1911-03-26

TENNESSEE WILLIAMS, American dramatist was born (d. 1983); born Thomas Lanier Williams III, Tennessee Williams, was a major American playwright of the 20th century who received many of the top theatrical awards for his work. He moved to New Orleans in 1939 and changed his name to “Tennessee,” the state of his father’s birth because he thought “Thomas Lanier Williams” sounded “like it might belong to the sort of writer who turns out sonnet sequences to Spring,” Tennessee won the Pulitzer Prize for Drama forA Streetcar Named Desire in 1948 and for Cat On A Hot Tin Roof in 1955. In addition, The Glass Menagerie (1945) and The Night of the Iguana (1961) received New York Drama Critics’ Circle Awards. His 1952 play The Rose Tattoo (dedicated to his lover, Frank Merlo), received the Tony Award for Best Play.

Williams is nothing less than the stuff of theater history, on and off the stage. If at times Williams appeared to be his own worst enemy, he long lived with the pressure of having been the first publicly-known gay celebrity in America. It cannot have been much fun to watch his great Blanche DuBois undressed in quest for her penis by homophobic critics obsessed with proving that gay men know nothing about straight love. His other heroines have been similarly violated. If all writers pay a price for fame, Williams, being open and out as a gay man, paid more than his fair share.

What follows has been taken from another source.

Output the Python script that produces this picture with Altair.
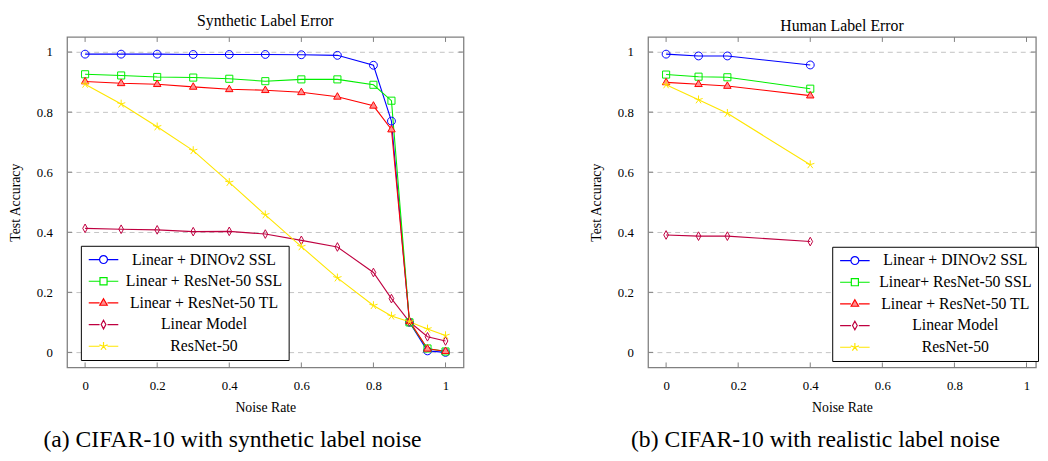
import altair as alt
import pandas as pd

FONT = "Liberation Serif"
FRAME = "#808080"

# ---------------- data ----------------
series_a = ["Linear + DINOv2 SSL", "Linear + ResNet-50 SSL", "Linear + ResNet-50 TL",
            "Linear Model", "ResNet-50"]
series_b = ["Linear + DINOv2 SSL", "Linear+ ResNet-50 SSL", "Linear + ResNet-50 TL",
            "Linear Model", "ResNet-50"]

noise_a = [0.0, 0.1, 0.2, 0.3, 0.4, 0.5, 0.6, 0.7, 0.8, 0.85, 0.9, 0.95, 1.0]
dino_a = [0.993, 0.993, 0.993, 0.992, 0.992, 0.992, 0.991, 0.989, 0.956, 0.770, 0.100, 0.005, 0.000]
ssl_a = [0.926, 0.922, 0.917, 0.915, 0.911, 0.903, 0.909, 0.909, 0.891, 0.838, 0.100, 0.013, 0.003]
tl_a = [0.902, 0.896, 0.893, 0.884, 0.876, 0.873, 0.866, 0.851, 0.821, 0.742, 0.104, 0.012, 0.004]
lin_a = [0.413, 0.410, 0.408, 0.402, 0.403, 0.394, 0.373, 0.351, 0.266, 0.179, 0.102, 0.052, 0.038]
res_a = [0.893, 0.827, 0.751, 0.672, 0.566, 0.458, 0.352, 0.248, 0.156, 0.121, 0.102, 0.078, 0.056]

noise_b = [0.0, 0.09, 0.17, 0.4]
dino_b = [0.993, 0.987, 0.987, 0.957]
ssl_b = [0.925, 0.918, 0.916, 0.878]
tl_b = [0.899, 0.893, 0.887, 0.855]
lin_b = [0.391, 0.387, 0.387, 0.369]
res_b = [0.891, 0.841, 0.796, 0.625]

titles = ["Synthetic Label Error", "Human Label Error"]
captions = ["(a) CIFAR-10 with synthetic label noise", "(b) CIFAR-10 with realistic label noise"]
tick_values = [0, 0.2, 0.4, 0.6, 0.8, 1]

# ---------------- style ----------------
colors = ["#0000ff", "#00ee00", "#ff0000", "#bf0040", "#ffe600"]
fills = ["transparent", "transparent", "#ff9090", "transparent", "transparent"]
circle = "M1,0A1,1 0 1,1 -1,0A1,1 0 1,1 1,0Z"
square = "M-0.9,-0.9L0.9,-0.9L0.9,0.9L-0.9,0.9Z"
triangle = "M0,-1.05L0.95,0.6L-0.95,0.6Z"
diamond = "M0,-1.1L0.6,0L0,1.1L-0.6,0Z"
star = ("M0,0L0,-1.1M0,0L1.05,-0.34M0,0L0.65,0.89M0,0L-0.65,0.89M0,0L-1.05,-0.34")
shapes = [circle, square, triangle, diamond, star]
seg = "M-3.75,0L-1,0M1,0L3.75,0"
legend_shapes = [seg + s for s in shapes]

PX = 366.0  # pixels per unit on x
PY = 305.0  # pixels per unit on y
Y_DOM = [-0.05, 1.05]
H = PY * (Y_DOM[1] - Y_DOM[0])


def long_df(noise, cols, names):
    rows = []
    for name, vals in zip(names, cols):
        for n, v in zip(noise, vals):
            rows.append({"noise": n, "acc": v, "series": name})
    return pd.DataFrame(rows)


def panel(df, names, x_dom, title, caption, title_offset, legend_xy, cap_x):
    W = PX * (x_dom[1] - x_dom[0])
    xs = alt.Scale(domain=x_dom, nice=False, zero=False)
    ys = alt.Scale(domain=Y_DOM, nice=False, zero=False)
    xaxis = alt.Axis(values=tick_values, format="~g", grid=False, ticks=False, domain=False,
                     title="Noise Rate", labelPadding=12, titlePadding=9)
    yaxis = alt.Axis(values=tick_values, format="~g", grid=True, ticks=False, domain=False,
                     title="Test Accuracy", labelPadding=15, titlePadding=14,
                     gridDash=[5, 4], gridColor="#b4b4b4", gridWidth=0.8)
    col = alt.Color("series:N", scale=alt.Scale(domain=names, range=colors), legend=None)

    lines = alt.Chart(df).mark_line(strokeWidth=1.1).encode(
        x=alt.X("noise:Q", scale=xs, axis=xaxis),
        y=alt.Y("acc:Q", scale=ys, axis=yaxis),
        color=col,
        detail="series:N",
    )
    pts = alt.Chart(df).mark_point(size=64, strokeWidth=1.0, filled=False, opacity=1).encode(
        x="noise:Q",
        y="acc:Q",
        color=col,
        shape=alt.Shape("series:N", scale=alt.Scale(domain=names, range=shapes), legend=None),
        fill=alt.Fill("series:N", scale=alt.Scale(domain=names, range=fills), legend=None),
    )

    # inward tick marks on the frame, positioned from the tick value list through the scales
    tdf = pd.DataFrame({"t": tick_values})
    xt_b = alt.Chart(tdf).mark_rule(color=FRAME, strokeWidth=1).encode(
        x=alt.X("t:Q", scale=xs), y=alt.value(H - 5), y2=alt.value(H))
    xt_t = alt.Chart(tdf).mark_rule(color=FRAME, strokeWidth=1).encode(
        x=alt.X("t:Q", scale=xs), y=alt.value(0), y2=alt.value(5))
    yt_l = alt.Chart(tdf).mark_rule(color=FRAME, strokeWidth=1).encode(
        y=alt.Y("t:Q", scale=ys), x=alt.value(0), x2=alt.value(5))
    yt_r = alt.Chart(tdf).mark_rule(color=FRAME, strokeWidth=1).encode(
        y=alt.Y("t:Q", scale=ys), x=alt.value(W - 5), x2=alt.value(W))

    # legend-only layer (invisible points, kept inside the plot so they add no bounds)
    leg_kw = dict(title=None, orient="none", legendX=legend_xy[0], legendY=legend_xy[1],
                  symbolOpacity=1)
    ldf = pd.DataFrame({"series": names})
    leg = alt.Chart(ldf).mark_point(size=64, filled=False, opacity=0, strokeWidth=1.2).encode(
        x=alt.value(W / 2), y=alt.value(H / 2),
        color=alt.Color("series:N", scale=alt.Scale(domain=names, range=colors),
                        legend=alt.Legend(**leg_kw)),
        shape=alt.Shape("series:N", scale=alt.Scale(domain=names, range=legend_shapes),
                        legend=alt.Legend(**leg_kw)),
        fill=alt.Fill("series:N", scale=alt.Scale(domain=names, range=fills),
                      legend=alt.Legend(**leg_kw)),
    )

    cdf = pd.DataFrame({"c": [caption]})
    cap = alt.Chart(cdf).mark_text(font=FONT, fontSize=24, baseline="middle", align="center",
                                   color="black").encode(
        text="c:N", x=alt.value(cap_x), y=alt.value(H + 74))

    return alt.layer(lines, pts, xt_b, xt_t, yt_l, yt_r, leg, cap).resolve_scale(
        color="independent", shape="independent", fill="independent"
    ).properties(
        width=W, height=H,
        title=alt.TitleParams(title, font=FONT, fontSize=16, fontWeight="normal",
                              anchor="middle", offset=title_offset, color="black"),
    )


df_a = long_df(noise_a, [dino_a, ssl_a, tl_a, lin_a, res_a], series_a)
df_b = long_df(noise_b, [dino_b, ssl_b, tl_b, lin_b, res_b], series_b)

left = panel(df_a, series_a, [-0.05, 1.05], titles[0], captions[0], 8, (14, 212), 168)
right = panel(df_b, series_b, [-0.05, 1.026], titles[1], captions[1], 3, (187, 213), 170)

chart = alt.hconcat(left, right, spacing=126).resolve_scale(
    color="independent", shape="independent", fill="independent"
).properties(
    padding={"left": 0, "top": 0, "right": 0, "bottom": 0}
).configure_view(
    stroke=FRAME, strokeWidth=1.3
).configure_axis(
    labelFont=FONT, titleFont=FONT, labelFontSize=13, titleFontSize=14,
    labelColor="black", titleColor="black", titleFontWeight="normal",
).configure_legend(
    labelFont=FONT, labelFontSize=16, labelColor="black", labelAlign="center",
    labelOffset=94, symbolOffset=9, symbolSize=64, symbolStrokeWidth=1.2,
    strokeColor="black", fillColor="white", padding=6, rowPadding=6, labelLimit=400,
    cornerRadius=0,
)

chart.save("out.html", embed_options={"renderer": "svg", "actions": False})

Williams’s relationship with Frank Merlo, a second generation Sicilian American who had served in the U.S. Navy in World War II, lasted from 1947 until Merlo’s death from cancer in 1963. With that stability, Williams created his most enduring works. Merlo provided balance to many of Williams’ frequent bouts with depression and the fear that, like his sister Rose, he would go insane.